President-elect Donald J. Trump is wasting little time in taking on the three governmental institutions that most frustrated his political ambitions during his first term and making clear he will not brook resistance in his second.
With his selections of lieutenants to lead the Justice Department, Pentagon and intelligence agencies, Mr. Trump passed over the sorts of establishment figures he installed in those posts eight years ago in favor of firebrand allies with unconventional résumés whose most important qualification may be loyalty to him.
The choices of Matt Gaetz for attorney general, Pete Hegseth for defense secretary and Tulsi Gabbard for director of national intelligence in the past few days shocked a capital that perhaps should not have been all that surprised. Anyone who listened to Mr. Trump’s promises and grievances on the campaign trail over the past couple of years could have easily anticipated that he would elevate compatriots willing to execute his hostile takeover of government.

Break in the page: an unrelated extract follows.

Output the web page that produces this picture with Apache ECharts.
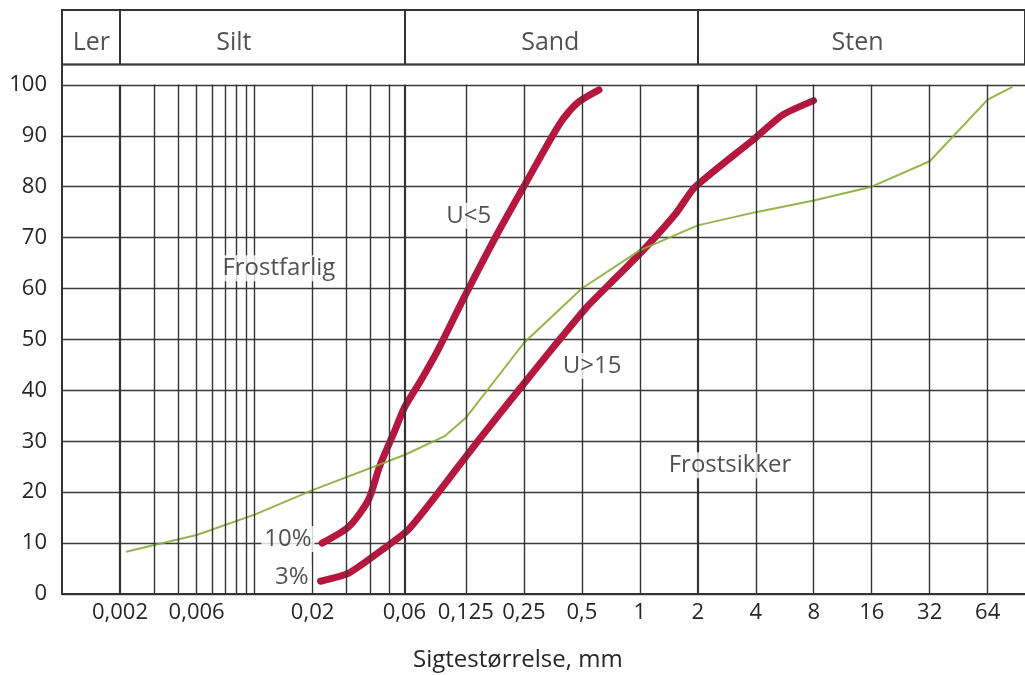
<!DOCTYPE html>
<html>
<head>
<meta charset="utf-8">
<script src="https://cdn.jsdelivr.net/npm/echarts@6/dist/echarts.min.js"></script>
<style>html,body{margin:0;padding:0;background:#fff}#c{width:1025px;height:675px}</style>
</head>
<body>
<div id="c"></div>
<script>
// ---- data (grain size in mm, percent passing) ----
const uLt5Size = [0.0224, 0.0308, 0.039, 0.0445, 0.0536, 0.0603, 0.0731, 0.0895, 0.123, 0.183, 0.261, 0.386, 0.473, 0.614];
const uLt5Pct  = [10, 13.2, 18.5, 25, 32.2, 36.8, 42, 47.9, 58.4, 70.9, 81.3, 92.5, 96.4, 99];

const uGt15Size = [0.022, 0.0308, 0.0456, 0.0627, 0.0895, 0.144, 0.251, 0.358, 0.532, 0.76, 1.045, 1.55, 1.92, 3.87, 5.52, 7.98];
const uGt15Pct  = [2.5, 4.1, 8.6, 12.6, 19.8, 30, 41.4, 48.6, 56.4, 62.3, 67.6, 74.9, 79.8, 89.2, 94.1, 96.9];

const sampleSize = [0.00215, 0.005, 0.01, 0.02, 0.06, 0.097, 0.125, 0.25, 0.5, 1, 2, 4, 8, 16, 32, 64, 86];
const samplePct  = [8.3, 11.6, 15.6, 20.4, 27.3, 31, 34.6, 49.3, 60, 67.5, 72.4, 75, 77.3, 80, 85, 97.1, 99.6];

// x tick labels
const tickAt   = [0.002, 0.005, 0.02, 0.06, 0.125, 0.25, 0.5, 1, 2, 4, 8, 16, 32, 64];
const tickText = ['0,002', '0,006', '0,02', '0,06', '0,125', '0,25', '0,5', '1', '2', '4', '8', '16', '32', '64'];

// vertical grid lines
const gridMinor = [0.003, 0.004, 0.005, 0.006, 0.007, 0.008, 0.009, 0.01, 0.02, 0.03, 0.04, 0.05, 0.125, 0.25, 0.5, 1, 4, 8, 16, 32, 64];
const gridMajor = [0.002, 0.06, 2];

// soil zones header
const zoneNames   = ['Ler', 'Silt', 'Sand', 'Sten'];
const zoneLabelAt = [0.00142, 0.0078, 0.343, 13.5];
const zoneBounds  = [0.002, 0.06, 2];

// annotations
const annoText = ['U<5', 'U>15', 'Frostfarlig', 'Frostsikker', '10%', '3%'];
const annoSize = [0.1294, 0.565, 0.01337, 2.94, 0.0149, 0.0156];
const annoPct  = [74.3, 44.8, 64.0, 25.3, 10.8, 3.3];

const yTicks = [0, 10, 20, 30, 40, 50, 60, 70, 80, 90, 100];

// ---- chart ----
const FONT = '"Open Sans", "Noto Sans", sans-serif';
const TXT = '#262626';
const LINE = '#333';
const pair = (xs, ys) => xs.map((x, i) => [x, ys[i]]);
const near = (a, b) => Math.abs(Math.log10(a) - Math.log10(b)) < 1e-4;

const chart = echarts.init(document.getElementById('c'), null, {renderer: 'canvas'});

const vLine = (v, w) => [{coord: [v, 0], lineStyle: {width: w, color: LINE, type: 'solid'}}, {coord: [v, 100]}];

chart.setOption({
  animation: false,
  backgroundColor: '#fff',
  title: {
    text: 'Sigtestørrelse, mm',
    left: 408, top: 643,
    textStyle: {fontFamily: FONT, fontSize: 24, fontWeight: 'normal', color: TXT}
  },
  grid: [
    {left: 62, top: 64.5, width: 969, height: 529.5, show: false},
    {left: 62, top: 10, width: 969, height: 54.5, show: true, borderColor: LINE, borderWidth: 2, backgroundColor: 'transparent'}
  ],
  xAxis: [
    {
      type: 'log', logBase: 10, min: 0.001, max: 100, gridIndex: 0,
      axisLine: {show: true, lineStyle: {color: LINE, width: 2}},
      axisTick: {show: false},
      splitLine: {show: false},
      axisLabel: {
        customValues: tickAt,
        margin: 8,
        fontFamily: FONT, fontSize: 22, color: TXT,
        formatter: (v) => { const i = tickAt.findIndex(t => near(t, v)); return i >= 0 ? tickText[i] : ''; }
      }
    },
    {
      type: 'log', logBase: 10, min: 0.001, max: 100, gridIndex: 1, show: false
    }
  ],
  yAxis: [
    {
      type: 'value', min: 0, max: 104, interval: 10, gridIndex: 0,
      axisLine: {show: true, lineStyle: {color: LINE, width: 2}},
      axisTick: {show: false},
      splitLine: {show: true, lineStyle: {color: '#3a3a3a', width: 1.4}},
      axisLabel: {
        margin: 15, fontFamily: FONT, fontSize: 22, color: TXT,
        formatter: (v) => yTicks.indexOf(v) >= 0 ? String(v) : ''
      }
    },
    {type: 'value', min: 0, max: 1, gridIndex: 1, show: false}
  ],
  series: [
    {
      name: 'grid', type: 'line', xAxisIndex: 0, yAxisIndex: 0, data: [], z: 1, silent: true,
      markLine: {
        symbol: ['none', 'none'], silent: true, label: {show: false}, animation: false,
        data: gridMinor.map(v => vLine(v, 1.4)).concat(gridMajor.map(v => vLine(v, 2.2)))
      }
    },
    {
      name: 'zones', type: 'line', xAxisIndex: 1, yAxisIndex: 1, data: [], z: 1, silent: true,
      markLine: {
        symbol: ['none', 'none'], silent: true, label: {show: false}, animation: false,
        data: zoneBounds.map(v => [{coord: [v, 0], lineStyle: {width: 2, color: LINE, type: 'solid'}}, {coord: [v, 1]}])
      }
    },
    {
      name: 'zoneLabels', type: 'scatter', xAxisIndex: 1, yAxisIndex: 1, symbolSize: 0, silent: true, z: 5,
      data: zoneNames.map((n, i) => ({name: n, value: [zoneLabelAt[i], 0.4]})),
      label: {show: true, position: 'inside', formatter: p => p.name, fontFamily: FONT, fontSize: 25, color: TXT}
    },
    {
      name: 'U<5', type: 'line', data: pair(uLt5Size, uLt5Pct), showSymbol: false, smooth: 0.25, z: 3,
      lineStyle: {color: '#b5173f', width: 7, cap: 'round', join: 'round'}
    },
    {
      name: 'U>15', type: 'line', data: pair(uGt15Size, uGt15Pct), showSymbol: false, smooth: 0.2, z: 3,
      lineStyle: {color: '#b5173f', width: 7, cap: 'round', join: 'round'}
    },
    {
      name: 'Prøve', type: 'line', data: pair(sampleSize, samplePct), showSymbol: false, z: 4,
      lineStyle: {color: '#88ad38', width: 2, opacity: 0.9}
    },
    {
      name: 'annotations', type: 'scatter', symbolSize: 0, silent: true, z: 6,
      data: annoText.map((t, i) => ({name: t, value: [annoSize[i], annoPct[i]]})),
      label: {
        show: true, position: 'inside', formatter: p => p.name,
        fontFamily: FONT, fontSize: 24, color: TXT,
        backgroundColor: '#fff', padding: [1, 3]
      }
    }
  ]
});
</script>
</body>
</html>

If confirmed, Mr. Gaetz, Mr. Hegseth and Ms. Gabbard would constitute the lead shock troops in Mr. Trump’s self-declared war on what he calls the “deep state.” All three have echoed his conviction that government is seeded with career public servants who actively thwarted his priorities while he was in office and targeted him after he left. None of them has the kind of experience relevant to these jobs comparable to predecessors of either party, but they can all be expected to take “a blowtorch” to the status quo, to use Stephen K. Bannon’s term for Mr. Gaetz.
“You tried to destroy Trump; you tried to imprison Trump; you tried to break Trump,” Mr. Bannon, a onetime White House strategist for Mr. Trump, said on his podcast on Wednesday after Mr. Gaetz’s nomination was announced. “He’s not breakable. You couldn’t destroy him. And now he has turned on you.”